Domestic team information
- 1938: Oxford University

Career statistics
| Competition | First-class |
| Matches | 8 |
| Runs scored | 58 |
| Batting average | 11.40 |
| 100s/50s | –/– |
| Top score | 17* |
| Balls bowled | 1,494 |
| Wickets | 28 |
| Bowling average | 26.85 |
| 5 wickets in innings | 3 |
| 10 wickets in match | – |
| Best bowling | 6/46 |
| Catches/stumpings | 5/– |
- Source: Cricinfo, 11 March 2020

= William Pershke =

English cricketer (1918–1944)

William Jack Pershke (8 August 1918 – 21 January 1944) was an English first-class cricketer and an officer in the Royal Air Force Volunteer Reserve.

Pershke was born at Richmond in August 1918. He was educated at Uppingham School, before going up to Brasenose College, Oxford. While studying at Oxford, he played first-class cricket for Oxford University in 1938, making eight appearances. Playing as a right-arm fast-medium bowler, he took 28 wickets in his eight matches at an average of 26.85. He took five wickets in an innings on three occasions, with best figures of 6 for 46, which he took on debut against Glamorgan. With the bat, he scored a total of 57 runs with a high score of 17 not out.

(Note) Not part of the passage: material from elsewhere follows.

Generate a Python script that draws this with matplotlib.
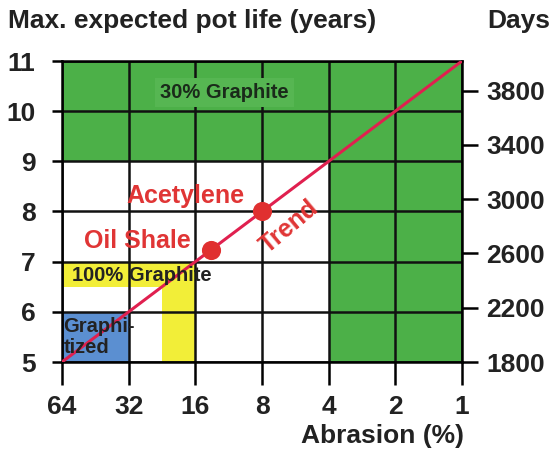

Pershke served in the Second World War with the Royal Air Force Volunteer Reserve, enlisting as a leading aircraftman in April 1941. He received a commission with the war substantive rank of flight officer in May 1942, before being made a flight lieutenant in May 1943. Flying with No. 105 Operational Training Unit, he was killed when the Wellington he was flying crashed over the sea while on a navigational exercise on 21 January 1944.